(Exercise objective): Here is the task for the listing below: output exactly the lines from the one containing "Output the web" through the one containing "const xTickValues = [0, 10, 20, 30, 40];", and leave out the pictures.

(Items):

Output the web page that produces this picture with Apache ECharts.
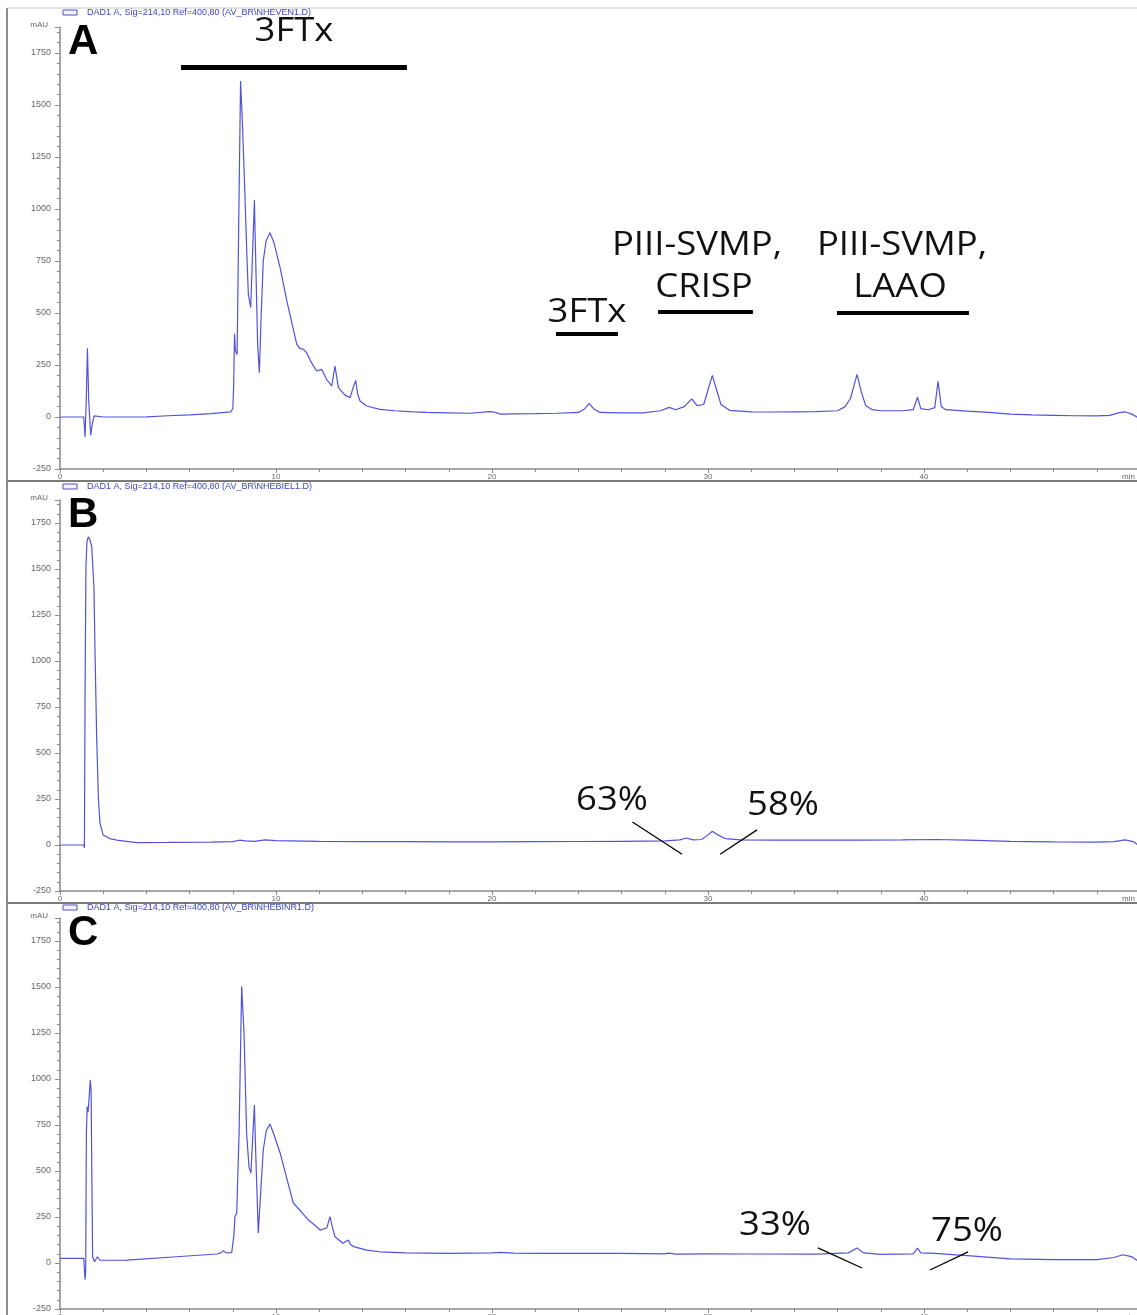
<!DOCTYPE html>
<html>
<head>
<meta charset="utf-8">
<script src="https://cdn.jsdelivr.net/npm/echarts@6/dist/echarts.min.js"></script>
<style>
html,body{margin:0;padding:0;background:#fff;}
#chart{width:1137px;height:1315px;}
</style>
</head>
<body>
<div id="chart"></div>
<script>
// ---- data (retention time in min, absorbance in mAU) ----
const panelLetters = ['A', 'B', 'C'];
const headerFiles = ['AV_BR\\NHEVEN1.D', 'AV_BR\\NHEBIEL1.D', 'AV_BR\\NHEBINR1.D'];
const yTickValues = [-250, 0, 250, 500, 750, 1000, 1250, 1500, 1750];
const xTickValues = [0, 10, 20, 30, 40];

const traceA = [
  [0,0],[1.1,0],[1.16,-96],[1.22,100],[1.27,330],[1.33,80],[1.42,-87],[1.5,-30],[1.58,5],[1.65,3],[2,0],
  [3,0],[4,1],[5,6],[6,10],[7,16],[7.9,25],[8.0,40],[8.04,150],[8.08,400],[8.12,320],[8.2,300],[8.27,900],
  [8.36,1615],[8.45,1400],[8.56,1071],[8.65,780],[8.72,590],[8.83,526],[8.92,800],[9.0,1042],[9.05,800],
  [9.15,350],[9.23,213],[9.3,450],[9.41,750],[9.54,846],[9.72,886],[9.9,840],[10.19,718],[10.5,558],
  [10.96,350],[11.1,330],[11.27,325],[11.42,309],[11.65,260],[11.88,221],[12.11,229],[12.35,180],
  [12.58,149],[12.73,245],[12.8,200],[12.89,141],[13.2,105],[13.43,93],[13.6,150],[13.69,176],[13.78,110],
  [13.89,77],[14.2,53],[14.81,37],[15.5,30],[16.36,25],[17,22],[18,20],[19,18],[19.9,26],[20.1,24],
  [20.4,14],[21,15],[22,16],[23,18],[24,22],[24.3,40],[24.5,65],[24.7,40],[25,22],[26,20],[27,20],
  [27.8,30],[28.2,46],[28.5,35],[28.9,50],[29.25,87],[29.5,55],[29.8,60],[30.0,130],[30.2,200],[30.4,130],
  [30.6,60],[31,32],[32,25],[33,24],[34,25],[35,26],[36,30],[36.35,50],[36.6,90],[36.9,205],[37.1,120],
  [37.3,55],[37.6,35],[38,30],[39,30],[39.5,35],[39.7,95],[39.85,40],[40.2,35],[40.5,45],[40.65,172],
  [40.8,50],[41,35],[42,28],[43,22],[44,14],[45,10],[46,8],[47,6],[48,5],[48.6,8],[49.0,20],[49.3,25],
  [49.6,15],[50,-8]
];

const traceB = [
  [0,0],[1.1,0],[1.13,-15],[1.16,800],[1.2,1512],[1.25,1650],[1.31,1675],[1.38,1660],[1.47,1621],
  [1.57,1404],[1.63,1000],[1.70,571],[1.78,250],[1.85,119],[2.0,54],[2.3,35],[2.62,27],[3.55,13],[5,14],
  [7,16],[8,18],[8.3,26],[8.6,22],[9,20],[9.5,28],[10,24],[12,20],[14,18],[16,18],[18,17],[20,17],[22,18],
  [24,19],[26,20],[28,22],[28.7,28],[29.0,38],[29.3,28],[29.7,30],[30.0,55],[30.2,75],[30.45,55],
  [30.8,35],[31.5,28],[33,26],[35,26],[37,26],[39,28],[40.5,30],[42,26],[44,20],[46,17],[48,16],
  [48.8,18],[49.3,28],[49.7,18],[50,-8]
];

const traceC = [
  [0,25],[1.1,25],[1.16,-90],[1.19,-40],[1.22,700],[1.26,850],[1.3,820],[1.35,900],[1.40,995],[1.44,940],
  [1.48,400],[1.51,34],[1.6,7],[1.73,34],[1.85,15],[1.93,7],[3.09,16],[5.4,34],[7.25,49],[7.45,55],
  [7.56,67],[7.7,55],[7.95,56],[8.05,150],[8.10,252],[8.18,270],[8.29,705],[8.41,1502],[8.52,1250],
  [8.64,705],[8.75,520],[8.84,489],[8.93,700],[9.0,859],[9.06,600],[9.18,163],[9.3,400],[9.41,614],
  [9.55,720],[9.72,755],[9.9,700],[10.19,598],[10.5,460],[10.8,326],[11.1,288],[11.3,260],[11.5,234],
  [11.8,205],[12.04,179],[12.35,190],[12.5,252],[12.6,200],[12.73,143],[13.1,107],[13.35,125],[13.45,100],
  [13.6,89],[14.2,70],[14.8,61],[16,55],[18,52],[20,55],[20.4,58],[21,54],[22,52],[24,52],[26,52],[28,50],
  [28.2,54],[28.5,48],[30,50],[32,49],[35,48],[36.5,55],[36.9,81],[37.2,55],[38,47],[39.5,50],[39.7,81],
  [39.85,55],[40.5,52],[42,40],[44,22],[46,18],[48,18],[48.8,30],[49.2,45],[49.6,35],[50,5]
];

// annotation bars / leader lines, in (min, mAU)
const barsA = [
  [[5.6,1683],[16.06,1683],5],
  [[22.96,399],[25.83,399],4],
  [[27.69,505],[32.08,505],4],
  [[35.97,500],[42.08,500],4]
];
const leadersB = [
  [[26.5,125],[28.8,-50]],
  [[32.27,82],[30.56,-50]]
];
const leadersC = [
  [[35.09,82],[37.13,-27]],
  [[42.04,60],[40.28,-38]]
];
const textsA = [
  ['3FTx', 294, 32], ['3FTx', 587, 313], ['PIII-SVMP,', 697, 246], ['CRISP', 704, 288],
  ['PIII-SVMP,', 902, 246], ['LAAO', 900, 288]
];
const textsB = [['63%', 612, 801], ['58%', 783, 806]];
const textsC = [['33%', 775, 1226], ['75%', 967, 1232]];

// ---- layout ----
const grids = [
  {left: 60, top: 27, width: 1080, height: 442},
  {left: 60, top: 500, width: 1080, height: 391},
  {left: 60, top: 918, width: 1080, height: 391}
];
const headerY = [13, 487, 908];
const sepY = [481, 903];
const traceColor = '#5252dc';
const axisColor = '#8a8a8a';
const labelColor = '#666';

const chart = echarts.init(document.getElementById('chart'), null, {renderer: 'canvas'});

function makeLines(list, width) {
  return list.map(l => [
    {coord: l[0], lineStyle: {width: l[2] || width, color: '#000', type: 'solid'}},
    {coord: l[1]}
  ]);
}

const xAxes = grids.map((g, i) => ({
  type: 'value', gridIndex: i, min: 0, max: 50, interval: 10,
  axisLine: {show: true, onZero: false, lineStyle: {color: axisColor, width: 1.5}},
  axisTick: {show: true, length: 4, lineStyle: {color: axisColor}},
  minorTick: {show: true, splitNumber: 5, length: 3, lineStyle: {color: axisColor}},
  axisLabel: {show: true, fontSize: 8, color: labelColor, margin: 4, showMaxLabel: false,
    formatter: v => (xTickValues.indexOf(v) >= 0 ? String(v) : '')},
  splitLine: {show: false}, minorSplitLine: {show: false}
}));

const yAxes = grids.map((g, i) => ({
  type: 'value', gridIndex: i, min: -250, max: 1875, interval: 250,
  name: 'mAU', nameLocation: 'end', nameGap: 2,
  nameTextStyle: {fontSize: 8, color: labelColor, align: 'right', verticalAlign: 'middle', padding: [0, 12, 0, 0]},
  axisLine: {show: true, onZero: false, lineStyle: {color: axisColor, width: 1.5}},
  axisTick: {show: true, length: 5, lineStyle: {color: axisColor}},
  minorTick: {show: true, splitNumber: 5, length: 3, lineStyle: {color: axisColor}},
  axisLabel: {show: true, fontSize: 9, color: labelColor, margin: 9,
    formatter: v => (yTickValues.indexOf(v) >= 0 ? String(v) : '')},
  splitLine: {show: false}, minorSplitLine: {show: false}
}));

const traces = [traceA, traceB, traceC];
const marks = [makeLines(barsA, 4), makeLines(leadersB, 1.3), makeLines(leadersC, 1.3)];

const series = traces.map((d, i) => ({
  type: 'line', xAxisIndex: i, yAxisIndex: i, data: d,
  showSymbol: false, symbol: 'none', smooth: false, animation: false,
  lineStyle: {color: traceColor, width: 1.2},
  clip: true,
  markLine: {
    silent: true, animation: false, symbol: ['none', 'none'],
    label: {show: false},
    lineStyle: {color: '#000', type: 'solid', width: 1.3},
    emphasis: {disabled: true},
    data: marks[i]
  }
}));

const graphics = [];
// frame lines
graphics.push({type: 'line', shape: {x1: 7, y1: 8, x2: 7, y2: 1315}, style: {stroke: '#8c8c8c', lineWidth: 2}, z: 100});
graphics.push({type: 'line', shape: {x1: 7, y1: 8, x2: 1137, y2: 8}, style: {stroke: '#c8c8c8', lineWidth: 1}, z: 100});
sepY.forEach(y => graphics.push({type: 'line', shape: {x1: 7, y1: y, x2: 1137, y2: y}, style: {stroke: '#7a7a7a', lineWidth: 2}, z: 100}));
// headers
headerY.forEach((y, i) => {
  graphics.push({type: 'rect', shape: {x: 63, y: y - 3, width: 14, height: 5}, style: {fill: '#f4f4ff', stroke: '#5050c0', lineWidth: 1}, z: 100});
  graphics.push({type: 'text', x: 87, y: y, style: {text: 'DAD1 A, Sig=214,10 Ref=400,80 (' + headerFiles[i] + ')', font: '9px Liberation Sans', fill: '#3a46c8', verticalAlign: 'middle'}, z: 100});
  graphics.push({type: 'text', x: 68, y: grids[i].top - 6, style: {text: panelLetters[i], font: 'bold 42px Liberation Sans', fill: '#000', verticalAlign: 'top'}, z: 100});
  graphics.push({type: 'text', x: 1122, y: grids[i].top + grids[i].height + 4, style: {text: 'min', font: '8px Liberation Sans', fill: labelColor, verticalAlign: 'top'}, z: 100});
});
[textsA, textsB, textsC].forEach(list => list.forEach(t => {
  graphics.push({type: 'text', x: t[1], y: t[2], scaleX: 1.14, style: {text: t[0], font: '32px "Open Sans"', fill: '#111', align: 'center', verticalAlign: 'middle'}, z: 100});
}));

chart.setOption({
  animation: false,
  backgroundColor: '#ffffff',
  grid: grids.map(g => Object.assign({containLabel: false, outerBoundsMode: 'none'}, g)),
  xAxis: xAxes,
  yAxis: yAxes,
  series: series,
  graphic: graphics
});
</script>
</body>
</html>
* * *
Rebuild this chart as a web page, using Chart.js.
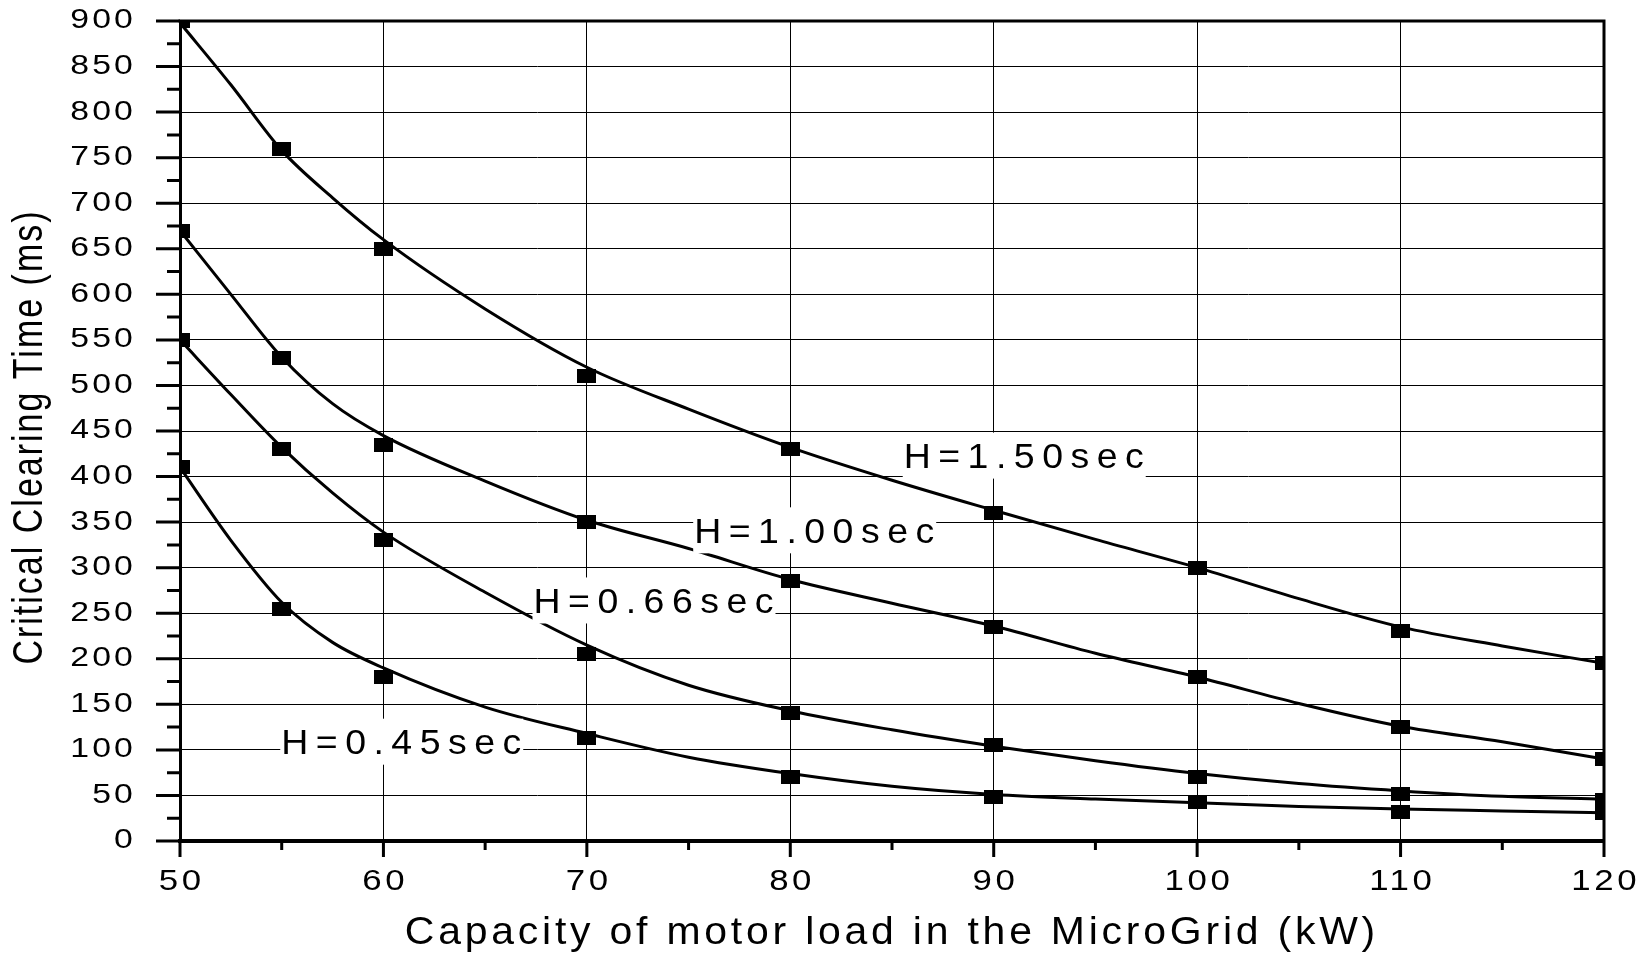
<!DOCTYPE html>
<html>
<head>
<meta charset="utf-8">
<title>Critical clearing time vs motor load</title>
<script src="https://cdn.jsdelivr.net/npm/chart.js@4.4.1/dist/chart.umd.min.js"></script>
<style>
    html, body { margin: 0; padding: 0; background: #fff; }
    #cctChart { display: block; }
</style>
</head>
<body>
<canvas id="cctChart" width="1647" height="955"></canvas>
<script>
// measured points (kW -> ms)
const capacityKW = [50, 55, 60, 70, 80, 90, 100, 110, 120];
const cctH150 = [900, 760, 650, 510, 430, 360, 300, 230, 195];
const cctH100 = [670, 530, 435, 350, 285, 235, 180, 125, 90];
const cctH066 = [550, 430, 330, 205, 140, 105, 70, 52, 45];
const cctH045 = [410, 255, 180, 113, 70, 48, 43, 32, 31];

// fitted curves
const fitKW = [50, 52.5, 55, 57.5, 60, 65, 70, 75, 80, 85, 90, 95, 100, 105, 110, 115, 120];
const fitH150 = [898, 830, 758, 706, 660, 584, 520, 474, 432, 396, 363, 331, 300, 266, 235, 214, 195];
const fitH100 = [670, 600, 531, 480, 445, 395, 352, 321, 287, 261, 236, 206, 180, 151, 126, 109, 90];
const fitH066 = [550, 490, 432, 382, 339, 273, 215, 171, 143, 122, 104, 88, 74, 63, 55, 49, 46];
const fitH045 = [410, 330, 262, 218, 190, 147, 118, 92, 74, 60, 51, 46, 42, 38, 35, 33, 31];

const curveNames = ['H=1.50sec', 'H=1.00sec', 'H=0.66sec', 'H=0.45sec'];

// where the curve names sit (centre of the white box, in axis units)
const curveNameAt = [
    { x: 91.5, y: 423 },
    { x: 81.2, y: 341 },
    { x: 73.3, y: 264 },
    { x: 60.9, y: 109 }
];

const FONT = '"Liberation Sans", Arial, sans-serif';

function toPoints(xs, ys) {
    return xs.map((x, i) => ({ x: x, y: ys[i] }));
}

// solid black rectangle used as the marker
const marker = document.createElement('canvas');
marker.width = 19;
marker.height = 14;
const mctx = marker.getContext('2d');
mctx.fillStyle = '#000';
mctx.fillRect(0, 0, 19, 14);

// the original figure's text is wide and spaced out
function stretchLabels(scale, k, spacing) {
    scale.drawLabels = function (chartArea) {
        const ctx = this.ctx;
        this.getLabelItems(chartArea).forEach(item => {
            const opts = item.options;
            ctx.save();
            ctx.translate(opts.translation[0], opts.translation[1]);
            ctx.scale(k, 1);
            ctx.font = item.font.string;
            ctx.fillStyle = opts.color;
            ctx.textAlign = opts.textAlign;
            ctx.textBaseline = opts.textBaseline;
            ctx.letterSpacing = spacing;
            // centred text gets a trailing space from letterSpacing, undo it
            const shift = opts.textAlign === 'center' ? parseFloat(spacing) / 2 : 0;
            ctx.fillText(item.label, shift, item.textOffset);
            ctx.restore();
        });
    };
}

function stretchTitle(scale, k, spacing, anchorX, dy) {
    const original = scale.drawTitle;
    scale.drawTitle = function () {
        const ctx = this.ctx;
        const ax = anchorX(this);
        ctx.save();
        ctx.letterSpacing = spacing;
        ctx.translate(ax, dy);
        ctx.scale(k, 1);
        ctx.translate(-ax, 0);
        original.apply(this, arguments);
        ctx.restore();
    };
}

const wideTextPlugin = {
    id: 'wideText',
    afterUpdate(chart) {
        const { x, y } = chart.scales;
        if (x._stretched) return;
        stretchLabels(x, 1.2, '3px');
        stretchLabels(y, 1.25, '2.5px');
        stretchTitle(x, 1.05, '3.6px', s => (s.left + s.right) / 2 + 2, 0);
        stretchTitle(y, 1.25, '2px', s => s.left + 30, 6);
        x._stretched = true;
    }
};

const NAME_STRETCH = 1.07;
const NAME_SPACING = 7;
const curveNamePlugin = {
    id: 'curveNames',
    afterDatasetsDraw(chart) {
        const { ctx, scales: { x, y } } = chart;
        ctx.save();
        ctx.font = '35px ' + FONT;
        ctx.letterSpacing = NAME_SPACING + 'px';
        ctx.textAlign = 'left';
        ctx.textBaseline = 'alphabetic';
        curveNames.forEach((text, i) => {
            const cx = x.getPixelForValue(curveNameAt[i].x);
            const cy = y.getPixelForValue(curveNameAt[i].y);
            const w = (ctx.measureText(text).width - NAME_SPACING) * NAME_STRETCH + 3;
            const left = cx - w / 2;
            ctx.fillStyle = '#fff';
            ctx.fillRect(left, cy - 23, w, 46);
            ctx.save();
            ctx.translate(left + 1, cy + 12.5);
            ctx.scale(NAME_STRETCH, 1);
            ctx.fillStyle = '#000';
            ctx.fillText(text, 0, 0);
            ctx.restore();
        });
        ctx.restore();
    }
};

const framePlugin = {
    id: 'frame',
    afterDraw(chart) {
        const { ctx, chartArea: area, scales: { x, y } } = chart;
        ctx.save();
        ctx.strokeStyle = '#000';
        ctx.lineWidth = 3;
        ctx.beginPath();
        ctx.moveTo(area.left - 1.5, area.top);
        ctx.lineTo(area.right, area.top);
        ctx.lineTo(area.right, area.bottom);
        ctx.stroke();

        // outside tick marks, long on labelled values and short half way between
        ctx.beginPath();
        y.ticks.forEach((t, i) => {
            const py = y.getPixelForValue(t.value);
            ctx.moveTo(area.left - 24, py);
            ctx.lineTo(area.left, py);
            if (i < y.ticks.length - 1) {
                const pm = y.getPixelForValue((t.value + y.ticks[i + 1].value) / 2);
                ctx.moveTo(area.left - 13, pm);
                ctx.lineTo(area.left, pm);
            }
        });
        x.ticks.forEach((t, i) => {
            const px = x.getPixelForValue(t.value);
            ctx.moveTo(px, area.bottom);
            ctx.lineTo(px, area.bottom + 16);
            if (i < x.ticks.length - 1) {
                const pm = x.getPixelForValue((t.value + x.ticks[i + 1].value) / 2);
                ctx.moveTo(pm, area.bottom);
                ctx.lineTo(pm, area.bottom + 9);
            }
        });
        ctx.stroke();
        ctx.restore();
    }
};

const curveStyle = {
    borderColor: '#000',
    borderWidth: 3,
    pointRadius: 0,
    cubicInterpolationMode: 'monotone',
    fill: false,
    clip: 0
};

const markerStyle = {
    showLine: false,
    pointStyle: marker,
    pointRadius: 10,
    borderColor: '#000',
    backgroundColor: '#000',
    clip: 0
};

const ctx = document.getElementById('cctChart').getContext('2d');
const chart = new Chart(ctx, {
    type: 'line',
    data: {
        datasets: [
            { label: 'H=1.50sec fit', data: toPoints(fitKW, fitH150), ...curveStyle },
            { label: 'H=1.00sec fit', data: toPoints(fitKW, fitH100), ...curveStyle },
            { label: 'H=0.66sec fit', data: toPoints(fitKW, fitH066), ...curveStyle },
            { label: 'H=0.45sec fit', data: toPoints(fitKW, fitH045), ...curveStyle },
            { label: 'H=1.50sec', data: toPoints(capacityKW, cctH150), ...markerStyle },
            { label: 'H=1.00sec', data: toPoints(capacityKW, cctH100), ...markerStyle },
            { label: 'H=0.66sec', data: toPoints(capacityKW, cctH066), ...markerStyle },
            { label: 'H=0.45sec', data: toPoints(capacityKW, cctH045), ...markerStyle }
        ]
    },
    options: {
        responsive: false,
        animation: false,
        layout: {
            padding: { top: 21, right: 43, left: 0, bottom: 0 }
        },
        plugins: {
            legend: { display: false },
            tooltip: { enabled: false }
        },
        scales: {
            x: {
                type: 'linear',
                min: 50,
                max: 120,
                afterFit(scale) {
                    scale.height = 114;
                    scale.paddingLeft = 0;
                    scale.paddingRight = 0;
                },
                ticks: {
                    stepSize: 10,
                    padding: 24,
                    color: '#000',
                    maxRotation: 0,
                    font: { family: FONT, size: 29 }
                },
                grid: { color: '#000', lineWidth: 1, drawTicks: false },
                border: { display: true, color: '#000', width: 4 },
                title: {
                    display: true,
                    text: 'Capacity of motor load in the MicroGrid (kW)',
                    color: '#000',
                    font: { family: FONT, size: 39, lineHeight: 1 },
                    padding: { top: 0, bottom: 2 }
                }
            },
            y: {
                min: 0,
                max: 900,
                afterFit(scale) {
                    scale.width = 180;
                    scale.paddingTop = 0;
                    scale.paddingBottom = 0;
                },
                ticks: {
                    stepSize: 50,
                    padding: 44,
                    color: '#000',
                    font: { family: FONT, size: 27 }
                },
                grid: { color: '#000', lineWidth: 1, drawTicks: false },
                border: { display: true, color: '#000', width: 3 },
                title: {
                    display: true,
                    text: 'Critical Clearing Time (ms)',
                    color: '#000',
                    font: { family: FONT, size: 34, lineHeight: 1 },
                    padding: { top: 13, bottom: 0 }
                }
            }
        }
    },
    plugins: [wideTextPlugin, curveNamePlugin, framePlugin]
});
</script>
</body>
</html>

(Right answer):
Output the web page that produces this picture with Apache ECharts.
<!DOCTYPE html>
<html>
<head>
<meta charset="utf-8">
<script src="https://cdn.jsdelivr.net/npm/echarts@6/dist/echarts.min.js"></script>
<style>
html,body{margin:0;padding:0;background:#fff;}
#chart{width:1137px;height:1315px;}
</style>
</head>
<body>
<div id="chart"></div>
<script>
// ---- data (retention time in min, absorbance in mAU) ----
const panelLetters = ['A', 'B', 'C'];
const headerFiles = ['AV_BR\\NHEVEN1.D', 'AV_BR\\NHEBIEL1.D', 'AV_BR\\NHEBINR1.D'];
const yTickValues = [-250, 0, 250, 500, 750, 1000, 1250, 1500, 1750];
const xTickValues = [0, 10, 20, 30, 40];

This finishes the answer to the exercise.